> [WHAT IS ASKED]: Leave out the pictures and retype only the lines from the opening line to the line that holds "y_ticks = [0.06, 0.08, 0.10, 0.12, 0.14, 0.16]", both ends included.

> [TASK DATA]:
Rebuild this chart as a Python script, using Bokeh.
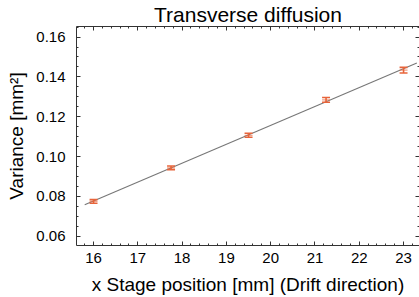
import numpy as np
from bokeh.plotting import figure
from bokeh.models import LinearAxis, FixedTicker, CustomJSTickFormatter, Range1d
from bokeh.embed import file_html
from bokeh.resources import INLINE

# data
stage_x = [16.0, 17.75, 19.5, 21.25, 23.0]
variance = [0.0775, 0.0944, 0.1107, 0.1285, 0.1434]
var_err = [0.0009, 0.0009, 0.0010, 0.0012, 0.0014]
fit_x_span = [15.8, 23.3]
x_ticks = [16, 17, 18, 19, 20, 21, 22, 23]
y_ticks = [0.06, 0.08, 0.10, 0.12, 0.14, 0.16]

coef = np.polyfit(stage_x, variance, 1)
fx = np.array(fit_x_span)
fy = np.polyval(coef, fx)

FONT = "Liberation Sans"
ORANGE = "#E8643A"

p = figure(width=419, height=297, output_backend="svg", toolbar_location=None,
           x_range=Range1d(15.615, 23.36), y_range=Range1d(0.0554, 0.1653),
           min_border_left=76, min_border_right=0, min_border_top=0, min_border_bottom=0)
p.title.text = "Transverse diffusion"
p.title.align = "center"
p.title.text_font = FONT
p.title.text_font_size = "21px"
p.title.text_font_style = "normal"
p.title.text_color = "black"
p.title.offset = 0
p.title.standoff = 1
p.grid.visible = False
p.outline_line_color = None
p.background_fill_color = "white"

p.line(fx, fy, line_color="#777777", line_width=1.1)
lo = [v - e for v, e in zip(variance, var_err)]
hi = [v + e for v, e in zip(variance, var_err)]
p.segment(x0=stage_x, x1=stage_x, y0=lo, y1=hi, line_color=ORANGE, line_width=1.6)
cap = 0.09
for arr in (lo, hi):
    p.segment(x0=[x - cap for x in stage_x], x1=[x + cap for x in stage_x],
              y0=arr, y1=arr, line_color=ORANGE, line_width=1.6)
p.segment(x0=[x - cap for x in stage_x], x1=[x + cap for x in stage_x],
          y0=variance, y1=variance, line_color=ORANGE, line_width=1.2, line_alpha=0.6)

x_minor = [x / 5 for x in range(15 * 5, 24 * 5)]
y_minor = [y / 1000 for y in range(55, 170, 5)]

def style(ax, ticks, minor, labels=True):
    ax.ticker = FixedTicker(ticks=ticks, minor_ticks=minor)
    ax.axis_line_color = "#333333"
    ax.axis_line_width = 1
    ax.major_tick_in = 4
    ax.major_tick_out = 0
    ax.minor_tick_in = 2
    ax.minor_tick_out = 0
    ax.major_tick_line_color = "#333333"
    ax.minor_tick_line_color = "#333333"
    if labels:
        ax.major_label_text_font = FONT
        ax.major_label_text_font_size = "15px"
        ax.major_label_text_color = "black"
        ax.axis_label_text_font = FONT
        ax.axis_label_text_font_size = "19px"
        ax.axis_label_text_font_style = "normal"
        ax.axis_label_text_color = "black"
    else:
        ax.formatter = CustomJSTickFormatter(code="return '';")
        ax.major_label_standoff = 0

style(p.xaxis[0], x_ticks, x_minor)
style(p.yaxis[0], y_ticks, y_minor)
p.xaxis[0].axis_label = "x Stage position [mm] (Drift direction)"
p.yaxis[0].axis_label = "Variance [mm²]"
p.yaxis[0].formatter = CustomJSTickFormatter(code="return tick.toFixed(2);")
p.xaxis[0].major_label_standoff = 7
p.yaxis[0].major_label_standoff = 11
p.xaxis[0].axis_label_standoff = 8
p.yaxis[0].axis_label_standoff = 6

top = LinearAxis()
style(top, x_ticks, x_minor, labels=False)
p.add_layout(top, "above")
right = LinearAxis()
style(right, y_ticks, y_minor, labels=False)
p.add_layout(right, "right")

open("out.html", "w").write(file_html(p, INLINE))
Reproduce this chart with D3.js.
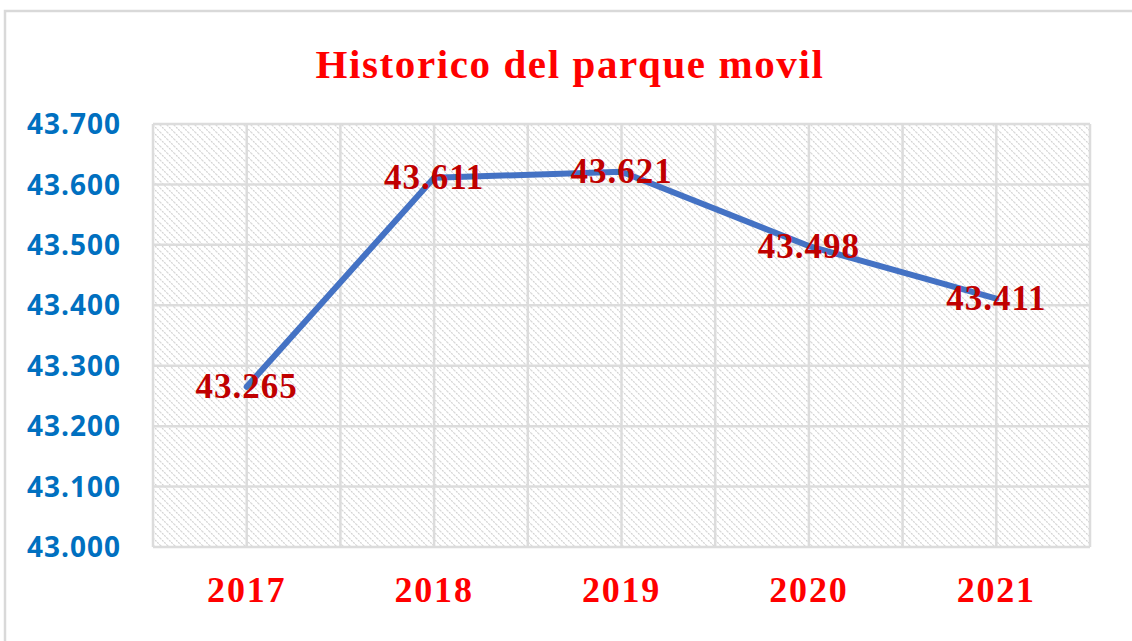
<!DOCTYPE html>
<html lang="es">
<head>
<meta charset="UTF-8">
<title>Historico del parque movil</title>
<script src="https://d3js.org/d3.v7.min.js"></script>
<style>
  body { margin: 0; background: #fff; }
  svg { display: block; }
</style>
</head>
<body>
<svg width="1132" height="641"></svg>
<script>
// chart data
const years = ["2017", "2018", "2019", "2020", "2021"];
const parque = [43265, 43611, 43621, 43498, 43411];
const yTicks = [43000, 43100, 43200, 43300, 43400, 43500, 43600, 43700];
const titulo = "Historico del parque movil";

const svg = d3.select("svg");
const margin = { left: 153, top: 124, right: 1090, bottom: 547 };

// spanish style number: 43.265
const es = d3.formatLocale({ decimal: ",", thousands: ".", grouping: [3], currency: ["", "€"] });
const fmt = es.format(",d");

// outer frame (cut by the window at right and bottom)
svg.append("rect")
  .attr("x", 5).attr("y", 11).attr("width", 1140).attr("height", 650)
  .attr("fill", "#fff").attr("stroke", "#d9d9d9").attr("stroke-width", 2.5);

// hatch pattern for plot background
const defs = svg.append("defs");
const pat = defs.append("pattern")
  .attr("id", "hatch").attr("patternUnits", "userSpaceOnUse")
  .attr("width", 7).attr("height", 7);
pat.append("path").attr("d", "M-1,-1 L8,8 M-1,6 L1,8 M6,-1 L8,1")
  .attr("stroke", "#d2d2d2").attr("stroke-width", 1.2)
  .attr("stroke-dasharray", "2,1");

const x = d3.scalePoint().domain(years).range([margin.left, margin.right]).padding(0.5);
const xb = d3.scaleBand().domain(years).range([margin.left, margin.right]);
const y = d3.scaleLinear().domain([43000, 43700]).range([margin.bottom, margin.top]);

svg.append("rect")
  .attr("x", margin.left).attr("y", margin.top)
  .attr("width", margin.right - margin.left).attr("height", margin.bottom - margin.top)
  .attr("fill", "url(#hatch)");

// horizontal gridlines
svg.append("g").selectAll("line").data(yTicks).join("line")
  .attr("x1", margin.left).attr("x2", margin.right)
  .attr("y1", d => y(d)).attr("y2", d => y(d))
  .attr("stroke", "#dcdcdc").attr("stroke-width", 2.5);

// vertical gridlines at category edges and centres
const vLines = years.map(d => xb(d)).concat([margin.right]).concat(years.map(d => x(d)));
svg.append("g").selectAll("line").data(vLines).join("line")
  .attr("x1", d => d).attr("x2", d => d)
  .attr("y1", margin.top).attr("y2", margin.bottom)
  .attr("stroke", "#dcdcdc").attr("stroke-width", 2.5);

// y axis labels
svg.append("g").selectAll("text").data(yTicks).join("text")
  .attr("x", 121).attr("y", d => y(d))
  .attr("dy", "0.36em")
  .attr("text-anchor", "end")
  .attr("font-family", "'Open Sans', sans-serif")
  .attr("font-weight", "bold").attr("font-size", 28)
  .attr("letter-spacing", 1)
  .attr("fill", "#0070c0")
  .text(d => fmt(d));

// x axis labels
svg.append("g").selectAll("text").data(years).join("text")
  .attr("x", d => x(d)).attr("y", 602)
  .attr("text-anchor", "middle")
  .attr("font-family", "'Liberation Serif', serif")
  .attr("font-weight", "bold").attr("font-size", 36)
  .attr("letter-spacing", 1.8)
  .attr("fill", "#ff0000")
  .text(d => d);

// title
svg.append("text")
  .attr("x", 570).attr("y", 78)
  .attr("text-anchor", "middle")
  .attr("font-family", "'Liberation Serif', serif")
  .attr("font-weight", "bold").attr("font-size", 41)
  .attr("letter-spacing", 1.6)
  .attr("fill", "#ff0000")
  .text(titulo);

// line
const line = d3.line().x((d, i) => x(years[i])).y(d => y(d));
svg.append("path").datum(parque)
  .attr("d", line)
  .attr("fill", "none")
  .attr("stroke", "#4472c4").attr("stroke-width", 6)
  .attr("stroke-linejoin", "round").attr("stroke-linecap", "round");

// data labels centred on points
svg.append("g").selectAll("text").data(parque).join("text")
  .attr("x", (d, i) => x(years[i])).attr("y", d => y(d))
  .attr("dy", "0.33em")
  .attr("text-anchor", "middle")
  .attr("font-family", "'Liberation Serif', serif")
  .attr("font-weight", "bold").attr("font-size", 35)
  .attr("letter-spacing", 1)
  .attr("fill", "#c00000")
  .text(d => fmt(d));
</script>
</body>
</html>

> [TASK RESULT]:
Rebuild this chart as a Python script, using Bokeh.
import numpy as np
from bokeh.plotting import figure
from bokeh.models import LinearAxis, FixedTicker, CustomJSTickFormatter, Range1d
from bokeh.embed import file_html
from bokeh.resources import INLINE

# data
stage_x = [16.0, 17.75, 19.5, 21.25, 23.0]
variance = [0.0775, 0.0944, 0.1107, 0.1285, 0.1434]
var_err = [0.0009, 0.0009, 0.0010, 0.0012, 0.0014]
fit_x_span = [15.8, 23.3]
x_ticks = [16, 17, 18, 19, 20, 21, 22, 23]
y_ticks = [0.06, 0.08, 0.10, 0.12, 0.14, 0.16]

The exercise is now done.